Novelty and Significance

What Is Known?

• Endoglin is a coreceptor in endothelial cells that regulates developmental and pathological angiogenesis.

• Mutations in endoglin lead to hereditary hemorrhagic telangiectasia—a disease characterized by arteriovenous malformations (AVMs).

• How endoglin regulates quiescent vasculature in adult life is not yet understood.

What New Information Does This Article Contribute?

• Endothelial endoglin is essential to maintain adult vascular architecture to prevent AVM formation and associated high-output heart failure (HOHF).

• In the absence of endothelial endoglin in adult life, AVMs rapidly develop in the hypoxic cartilage of the pubic symphysis.

• Systemic anti-VEGFR2 (VEGF receptor 2) therapy prevents AVM formation and attenuates progression to HOHF.
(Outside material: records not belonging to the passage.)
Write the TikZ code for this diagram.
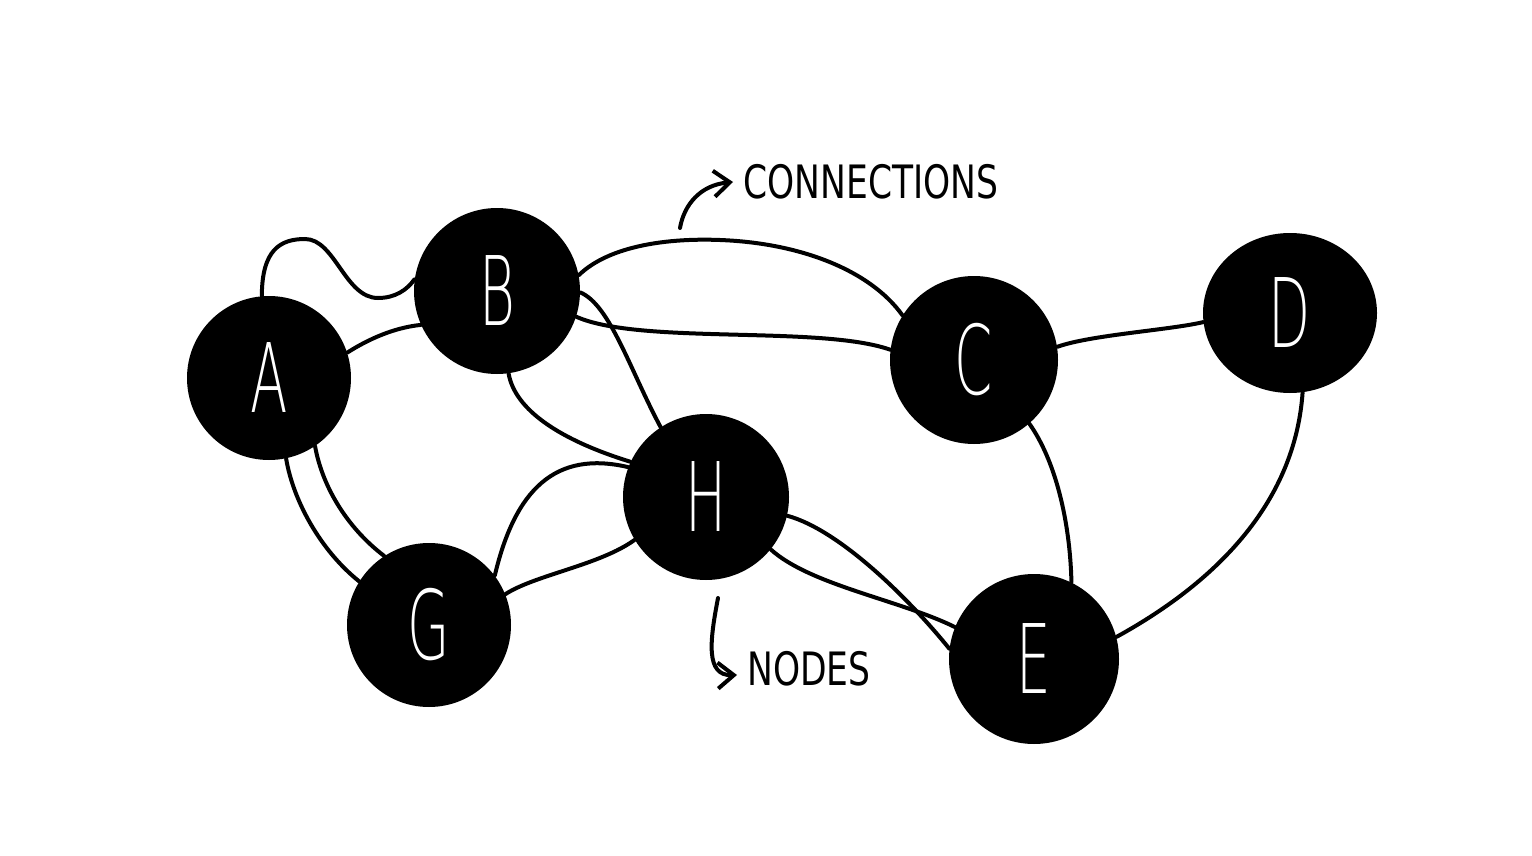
\documentclass[tikz,border=0pt]{standalone}
\usepackage{fontspec}
\usetikzlibrary{arrows.meta,shapes.geometric}
\newfontfamily\letfont{DejaVu Sans ExtraLight}[FakeStretch=0.57]
\newfontfamily\labfont{DejaVu Sans}[FakeStretch=0.75]
\begin{document}
\begin{tikzpicture}[x=0.5pt,y=-0.5pt,
  gnode/.style={circle,fill=black,inner sep=0pt,text=white,
    font=\letfont\fontsize{48}{48}\selectfont},
  edge/.style={line width=2pt,line cap=round},
  lab/.style={font=\labfont\fontsize{23}{23}\selectfont,inner sep=0pt,anchor=west},
  pointer/.style={line width=2pt,line cap=round,line join=round,
    -{Straight Barb[length=8pt,width=13pt,line width=2pt]}}]
\useasboundingbox[fill=white] (0,0) rectangle (1532,856);

% nodes
\node[gnode,minimum size=82pt] (A) at (269,378) {A};
\node[gnode,minimum size=83pt] (B) at (497,291) {B};
\node[gnode,minimum size=84pt] (C) at (974,360) {C};
\node[gnode,ellipse,minimum width=87pt,minimum height=80pt] (D) at (1290,313) {D};
\node[gnode,minimum size=83pt] (H) at (706,497) {H};
\node[gnode,minimum size=82pt] (G) at (429,625) {G};
\node[gnode,minimum size=85pt] (E) at (1034,659) {E};

% connections
\draw[edge] (A.95) .. controls (262,250) and (280,239) .. (305,239)
  .. controls (335,239) and (345,298) .. (378,298)
  .. controls (395,298) and (407,290) .. (B.172);
\draw[edge] (A.18) .. controls (375,335) and (400,327) .. (B.204);
\draw[edge] (B.11) .. controls (610,245) and (670,238) .. (720,240)
  .. controls (800,243) and (870,270) .. (C.148);
\draw[edge] (B.-18) .. controls (640,345) and (820,325) .. (C.173);
\draw[edge] (B.-1) .. controls (610,305) and (630,370) .. (H.123);
\draw[edge] (B.-82) .. controls (515,410) and (560,440) .. (H.155);
\draw[edge] (A.-78) .. controls (293,500) and (320,550) .. (G.148);
\draw[edge] (A.-56) .. controls (323,490) and (350,530) .. (G.123);
\draw[edge] (G.37) .. controls (515,490) and (555,450) .. (H.159);
\draw[edge] (G.22) .. controls (535,575) and (600,565) .. (H.211);
\draw[edge] (C.9.5) .. controls (1090,335) and (1170,330) .. (D.186);
\draw[edge] (C.-49) .. controls (1055,460) and (1070,520) .. (E.64);
\draw[edge] (D.-81.5) .. controls (1295,500) and (1220,580) .. (E.15);
\draw[edge] (H.-13) .. controls (840,530) and (910,600) .. (E.173);
\draw[edge] (H.-39) .. controls (810,585) and (900,600) .. (E.158);

% annotations
\node[lab] (conn) at (743,182) {CONNECTIONS};
\node[lab] (nodes) at (747,669) {NODES};
\coordinate (c1) at (680,228);
\coordinate (n1) at (718,598);
\draw[pointer] (c1) .. controls (684,205) and (700,185) .. ([xshift=-5pt]conn.west);
\draw[pointer] (n1) .. controls (710,640) and (705,676) .. ([xshift=-5pt,yshift=-3pt]nodes.west);
\end{tikzpicture}
\end{document}
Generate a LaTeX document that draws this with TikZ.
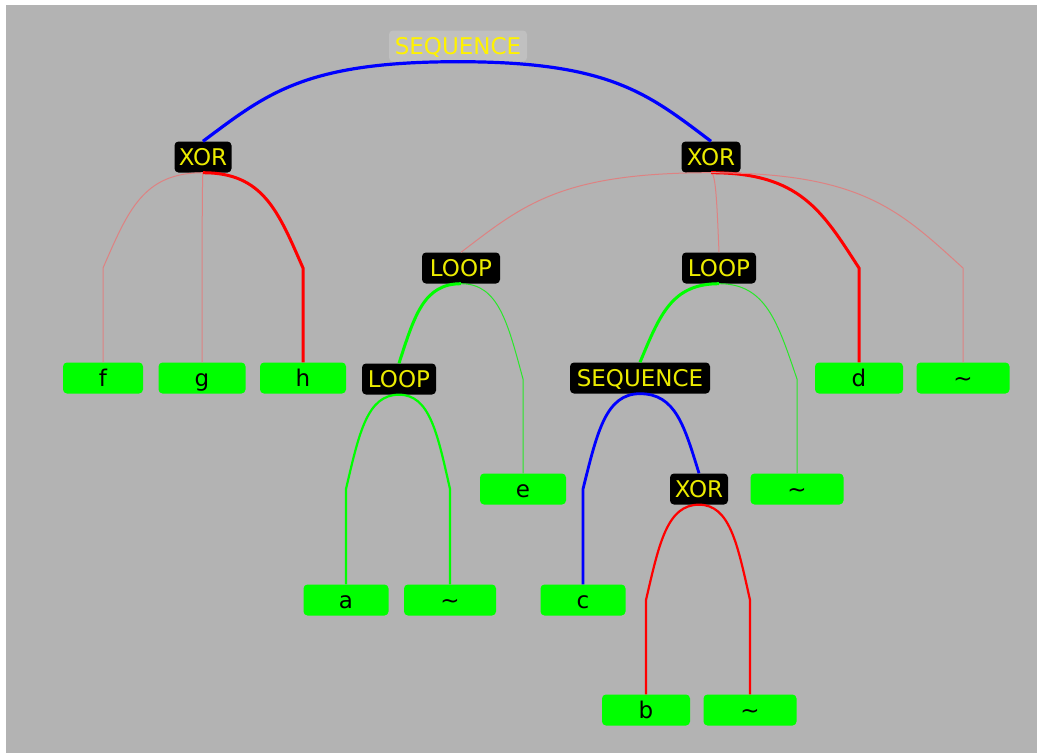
\documentclass[tikz,border=0pt]{standalone}
\usepackage{fontspec}
\setmainfont{DejaVu Sans}
\usetikzlibrary{calc}

\definecolor{bggray}{RGB}{179,179,179}
\definecolor{topfill}{RGB}{192,192,192}
\definecolor{opyellow}{RGB}{235,235,0}
\definecolor{leafgreen}{RGB}{0,255,0}
\definecolor{seqblue}{RGB}{0,0,255}
\definecolor{xorred}{RGB}{255,0,0}
\definecolor{faintred}{RGB}{222,130,130}
\definecolor{thingreen}{RGB}{40,232,40}

\tikzset{
  labelfont/.style={font=\fontsize{23}{23}\selectfont},
  opbox/.style={labelfont, fill=black, rounded corners=4pt, text=opyellow,
    inner xsep=4pt, inner ysep=0pt, minimum height=31pt,
    text height=17pt, text depth=0pt},
  rootbox/.style={opbox, fill=topfill, text=yellow},
  leaf/.style={labelfont, fill=leafgreen, rounded corners=4pt, text=black,
    inner sep=0pt, minimum height=31pt, text height=17pt, text depth=0pt},
  % curved branch: leaves the parent flat, bends down towards the child
  branch/.style={to path={let \p1=(\tikztostart), \p2=(\tikztotarget) in
    .. controls ({\x1+0.6*(\x2-\x1)},\y1) and ({\x2-0.25*(\x2-\x1)},{\y1+0.4*(\y2-\y1)}) .. (\tikztotarget)}},
  seqedge/.style={draw=seqblue, line width=3.2pt},
  seqedgeb/.style={draw=seqblue, line width=2.8pt},
  xoredge/.style={draw=xorred, line width=3pt},
  xoredgeb/.style={draw=xorred, line width=2.2pt},
  xorfaint/.style={draw=faintred, line width=1pt},
  loopedge/.style={draw=leafgreen, line width=3pt},
  loopedgeb/.style={draw=leafgreen, line width=2.2pt},
  loopthin/.style={draw=thingreen, line width=1pt},
}

\begin{document}
\begin{tikzpicture}[x=1pt,y=-1pt]
  \useasboundingbox (0,0) rectangle (1041,753);
  \fill[white] (0,0) rectangle (1041,753);
  \fill[bggray] (6,5) rectangle (1037,753);

  % operator nodes
  \node[rootbox, minimum width=138pt] (seq0) at (458,46) {SEQUENCE};
  \node[opbox, minimum width=57pt]  (xl)   at (203,157) {XOR};
  \node[opbox, minimum width=59pt]  (xr)   at (711,157) {XOR};
  \node[opbox, minimum width=78pt]  (lp1)  at (461,268) {LOOP};
  \node[opbox, minimum width=74pt]  (lp2)  at (719,268) {LOOP};
  \node[opbox, minimum width=74pt]  (lp3)  at (399,379) {LOOP};
  \node[opbox, minimum width=140pt] (seq2) at (640,378) {SEQUENCE};
  \node[opbox, minimum width=58pt]  (xo3)  at (699,489) {XOR};

  % leaves
  \node[leaf, minimum width=80pt] (f)  at (103,378) {f};
  \node[leaf, minimum width=87pt] (g)  at (202,378) {g};
  \node[leaf, minimum width=86pt] (h)  at (303,378) {h};
  \node[leaf, minimum width=88pt] (d)  at (859,378) {d};
  \node[leaf, minimum width=93pt] (t1) at (963,378) {\textasciitilde};
  \node[leaf, minimum width=86pt] (e)  at (523,489) {e};
  \node[leaf, minimum width=93pt] (t2) at (797,489) {\textasciitilde};
  \node[leaf, minimum width=85pt] (a)  at (346,600) {a};
  \node[leaf, minimum width=92pt] (t3) at (450,600) {\textasciitilde};
  \node[leaf, minimum width=85pt] (c)  at (583,600) {c};
  \node[leaf, minimum width=88pt] (b)  at (646,710) {b};
  \node[leaf, minimum width=93pt] (t4) at (750,710) {\textasciitilde};

  % bends where a branch turns straight down to its leaf
  \coordinate (kf)  at (103,268);
  \coordinate (kg)  at (202,268);
  \coordinate (kh)  at (303,268);
  \coordinate (kd)  at (859,268);
  \coordinate (kt1) at (963,268);
  \coordinate (ke)  at (523,379);
  \coordinate (kt2) at (797,379);
  \coordinate (ka)  at (346,489);
  \coordinate (kt3) at (450,489);
  \coordinate (kc)  at (583,489);
  \coordinate (kb)  at (646,600);
  \coordinate (kt4) at (750,600);

  % branches
  \draw[seqedge] (seq0.south) to[branch] (xl.north);
  \draw[seqedge] (seq0.south) to[branch] (xr.north);

  \draw[xorfaint] (xl.south) to[branch] (kf) -- (f.north);
  \draw[xorfaint] (xl.south) to[branch] (kg) -- (g.north);
  \draw[xoredge]  (xl.south) to[branch] (kh) -- (h.north);

  \draw[xorfaint] (xr.south) to[branch] (lp1.north);
  \draw[xorfaint] (xr.south) to[branch] (lp2.north);
  \draw[xoredge]  (xr.south) to[branch] (kd) -- (d.north);
  \draw[xorfaint] (xr.south) to[branch] (kt1) -- (t1.north);

  \draw[loopedge] (lp1.south) to[branch] (lp3.north);
  \draw[loopthin] (lp1.south) to[branch] (ke) -- (e.north);

  \draw[loopedge] (lp2.south) to[branch] (seq2.north);
  \draw[loopthin] (lp2.south) to[branch] (kt2) -- (t2.north);

  \draw[loopedgeb] (lp3.south) to[branch] (ka) -- (a.north);
  \draw[loopedgeb] (lp3.south) to[branch] (kt3) -- (t3.north);

  \draw[seqedgeb] (seq2.south) to[branch] (kc) -- (c.north);
  \draw[seqedgeb] (seq2.south) to[branch] (xo3.north);

  \draw[xoredgeb] (xo3.south) to[branch] (kb) -- (b.north);
  \draw[xoredgeb] (xo3.south) to[branch] (kt4) -- (t4.north);
\end{tikzpicture}
\end{document}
Endoglin is a coreceptor that promotes BMP (bone morphogenetic protein) 9/10 signaling in endothelial cells to regulate developmental and pathological angiogenesis. Mutations in endoglin lead to hereditary hemorrhagic telangiectasia —an inherited vascular disorder characterized by AVMs, which are localized direct connections between arteries and veins. In this novel mouse model, loss of endoglin in adult endothelial cells rapidly leads to pelvic AVMs, likely driven by high endogenous VEGF (vascular endothelial growth factor) levels in the hypoxic pelvic cartilage. We show enhanced phospho-ERK (extracellular signal-regulated kinase)/VEGF signaling responses in endothelial cells in the absence of endoglin in vitro and confirm that enhanced phospho-ERK is also present in endothelial cells of AVMs in vivo. AVMs are associated with loss of aortic pressure and HOHF—a poorly understood disease with high mortality risk. Systemic anti-VEGFR2 therapy in vivo protects against localized AVM formation and attenuates progression to HOHF. This unique model opens up new opportunities to investigate both hereditary hemorrhagic telangiectasia and HOHF pathology and to evaluate novel therapeutic interventions. Furthermore, our findings strongly support the premise that AVMs in patients with hereditary hemorrhagic telangiectasia are likely to develop in areas of high local VEGF expression, known to occur in infection, wounding, and in hypoxic conditions.